5 Experimental Result

5.1 Implementation

The accelerator is implemented in Verilog RTL. Vivado 2017.04 is used for synthesis and implementation. The implementation platform is Xilinx’s FPGA V7 690T. This paper implements a one-dimensional \(1*24\) systolic array, \(2*2\), \(4*4\), \(8*8\), \(16*16\) and \(32*32\) systolic arrays, and compares the results. The clock frequency is set to 100 MHz. Its power consumption is about 7.5 W. The comparison of power consumption of different size systolic array is shown in Fig. 6(a). As shown in the Fig. 6(b), the on-chip resource consumption ratios of the various size of systolic arrays are compared.

5.2 Performance Evaluation

In the design, the operand of each PE unit is 32-bit fixed-point, and the clock frequency is set to be 100MHz. Because the performance metrics are limited by the size of the specific problem, our metrics in subsequent performance evaluations are subject to the above conditions. Peak Performance: The peak performance is 0.2Tops@100Mhz when the data is completely filled with the array. Throughput: The peak throughput of the 32 * 32 systolic array is 1600 Mresults/s.
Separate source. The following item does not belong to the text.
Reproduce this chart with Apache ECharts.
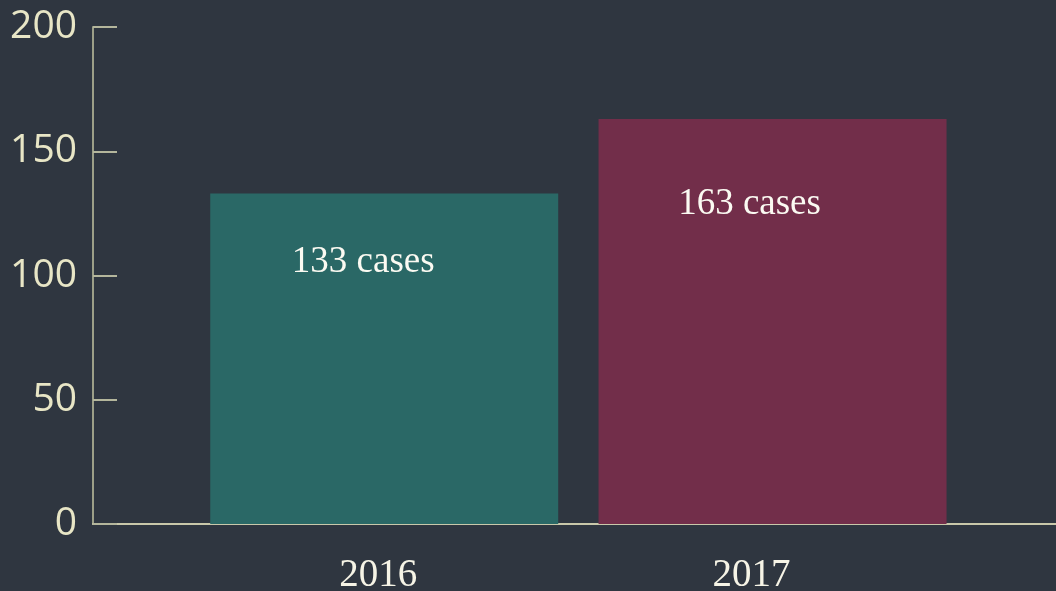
<!DOCTYPE html>
<html>
<head>
<meta charset="utf-8">
<script src="https://cdn.jsdelivr.net/npm/echarts@6/dist/echarts.min.js"></script>
<style>
html,body{margin:0;padding:0;background:#2f3640;}
#chart{width:1056px;height:591px;}
</style>
</head>
<body>
<div id="chart"></div>
<script>
const categories = ['2016', '2017'];
const values = [133, 163];
const labelTexts = ['133 cases', '163 cases'];
const yTicks = [0, 50, 100, 150, 200];

const barColors = ['#2a6866', '#722e4a'];
const labelOffsets = [[153, 69], [151, 85]];
const catShift = [12, 42];

const chart = echarts.init(document.getElementById('chart'));
const option = {
  backgroundColor: '#2f3640',
  animation: false,
  grid: { left: 93, right: 0, top: 27, bottom: 67, containLabel: false, outerBoundsMode: 'none' },
  xAxis: {
    type: 'value',
    min: -0.75,
    max: 1.73,
    splitLine: { show: false },
    axisTick: { show: false },
    axisLine: { show: true, onZero: false, lineStyle: { color: '#c9c8aa', width: 2 } },
    axisLabel: {
      customValues: categories.map((c, i) => i),
      margin: 32,
      formatter: function (v) {
        const i = Math.round(v);
        return '{c' + i + '|' + categories[i] + '}';
      },
      rich: {
        c0: { fontFamily: 'Liberation Serif', fontSize: 39, color: '#f6f4e6', padding: [0, catShift[0], 0, 0] },
        c1: { fontFamily: 'Liberation Serif', fontSize: 39, color: '#f6f4e6', padding: [0, catShift[1], 0, 0] }
      }
    }
  },
  yAxis: {
    type: 'value',
    min: yTicks[0],
    max: yTicks[yTicks.length - 1],
    interval: yTicks[1] - yTicks[0],
    splitLine: { show: false },
    axisLine: { show: true, onZero: false, lineStyle: { color: '#9c9f88', width: 2 } },
    axisTick: { show: true, inside: true, length: 24, lineStyle: { color: '#b4b69c', width: 2 } },
    axisLabel: {
      margin: 16,
      fontFamily: 'Open Sans',
      fontSize: 39,
      color: '#e8e6c6'
    }
  },
  series: [{
    type: 'bar',
    barWidth: 348,
    data: values.map((v, i) => ({
      value: [i, v],
      itemStyle: { color: barColors[i] },
      label: {
        show: true,
        position: labelOffsets[i],
        align: 'center',
        verticalAlign: 'middle',
        formatter: labelTexts[i],
        fontFamily: 'Liberation Serif',
        fontSize: 37,
        color: '#fbfaf2'
      }
    }))
  }]
};
chart.setOption(option);
</script>
</body>
</html>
The real throughput rate calculated is 60.3 Mresults/s when running the 1st layer of LeNet-5. Performance/Area Ratio: As shown in Fig. 6(c), as the array grows, the performance/area ratio decreases. This also shows that as the number of computing units increases, the performance (throughput) revenue per PE tends to decrease.

Fig. 6.
figure 6

Comparison of high level synthesis results of the systolic array of different sizes.

6 Conclusion and Future Work

This work proposes the implementation of a DNN accelerator based on a \(32*32\) systolic array. Then the data mapping method for mapping variable sizes of CNNs and RNNs to the systolic array is proposed. In the future, we will enlarge the systolic array and design an instruction set in order to satisfy the requirements of the controller so that the accelerator can achieve more complex functions.